Two different competitions, two different selections, but with a partial intersection. I think that there is nothing strange.

However, both agreed that Aladdin had to win.


----------



## HansZimmer

eljr said:


> *Philip Glass: Anima Mundi
> 
> 
> 
> 
> 
> *
> *This **video** says 1992 for some reason but the **release** was 1993. *


If the film is of 1993, it has nothing to do with this competition, because here we are speaking about movies of 1992. Infact, the 1993 Oscars are for films of 1992.

However, keep aside your favourite scores for my next competition.

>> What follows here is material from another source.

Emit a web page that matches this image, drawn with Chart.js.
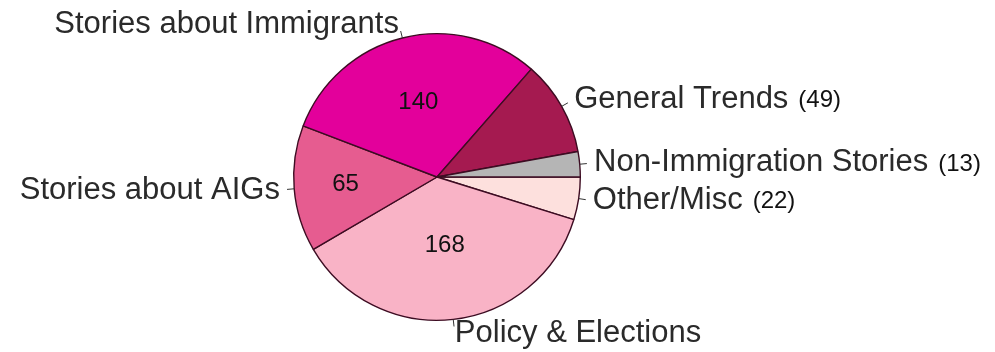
<!DOCTYPE html>
<html lang="en">
<head>
    <meta charset="UTF-8">
    <title>Immigration Stories by Topic</title>
    <script src="https://cdn.jsdelivr.net/npm/chart.js"></script>
    <style>
        html, body {
            margin: 0;
            padding: 0;
            background: #ffffff;
        }
        #topicChart {
            display: block;
        }
    </style>
</head>
<body>
    <canvas id="topicChart" width="995" height="352"></canvas>

    <script>
        // slices in clockwise order, starting at 3 o'clock
        const categories = ["Other/Misc", "Policy & Elections", "Stories about AIGs",
                            "Stories about Immigrants", "General Trends", "Non-Immigration Stories"];
        const storyCounts = [22, 168, 65, 140, 49, 13];
        const sliceColors = ["#fde0dd", "#f9b3c6", "#e65c90", "#e3009b", "#a51a50", "#b5b5b5"];

        // big slices get their number inside, small ones get it after the label
        const insideThreshold = 60;
        const insideRadius = [0, 0.48, 0.64, 0.54, 0, 0];

        const pieLabels = {
            id: "pieLabels",
            afterDraw(chart) {
                let ctx = chart.ctx;
                let arcs = chart.getDatasetMeta(0).data;
                ctx.save();
                arcs.forEach((arc, i) => {
                    let mid = (arc.startAngle + arc.endAngle) / 2;
                    let r = arc.outerRadius;
                    let cos = Math.cos(mid), sin = Math.sin(mid);

                    // short leader tick
                    ctx.strokeStyle = "#333";
                    ctx.lineWidth = 1;
                    ctx.beginPath();
                    ctx.moveTo(arc.x + cos * r, arc.y + sin * r);
                    ctx.lineTo(arc.x + cos * r * 1.05, arc.y + sin * r * 1.05);
                    ctx.stroke();

                    // category name
                    let tx = arc.x + cos * r * 1.1;
                    let ty = arc.y + sin * r * 1.1;
                    ctx.font = "31px 'Liberation Sans', Arial, sans-serif";
                    ctx.fillStyle = "#2a2a2a";
                    ctx.textBaseline = "middle";
                    ctx.textAlign = cos < 0 ? "right" : "left";
                    ctx.fillText(categories[i], tx, ty);

                    let v = storyCounts[i];
                    if (v >= insideThreshold) {
                        let ir = r * insideRadius[i];
                        ctx.font = "24px 'Liberation Sans', Arial, sans-serif";
                        ctx.fillStyle = "#111";
                        ctx.textAlign = "center";
                        ctx.fillText(String(v), arc.x + cos * ir, arc.y + sin * ir);
                    } else {
                        let w = ctx.measureText(categories[i]).width;
                        ctx.font = "24px 'Liberation Sans', Arial, sans-serif";
                        ctx.fillStyle = "#111";
                        ctx.textAlign = "left";
                        ctx.fillText("(" + v + ")", tx + w + 10, ty + 1);
                    }
                });
                ctx.restore();
            }
        };

        let ctx = document.getElementById("topicChart").getContext("2d");
        new Chart(ctx, {
            type: "pie",
            data: {
                labels: categories,
                datasets: [{
                    data: storyCounts,
                    backgroundColor: sliceColors,
                    borderColor: "#3d0c22",
                    borderWidth: 1.4
                }]
            },
            options: {
                responsive: false,
                animation: false,
                rotation: 90,
                layout: {
                    padding: { top: 33, bottom: 31, left: 0, right: 121 }
                },
                plugins: {
                    legend: { display: false },
                    tooltip: { enabled: false }
                }
            },
            plugins: [pieLabels]
        });
    </script>
</body>
</html>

I will create a competition for film scores based on the "kill the king" model that I'm already using for the competition about J.S. Bach.

I will use the winner of this competition as the initial king for the next competition: the users will have the chance to try to kill the king with their favourite film scores.


----------



## HansZimmer

Closed.

Basic Instinct is the winner, so it's qualified for the second part of this competition.


----------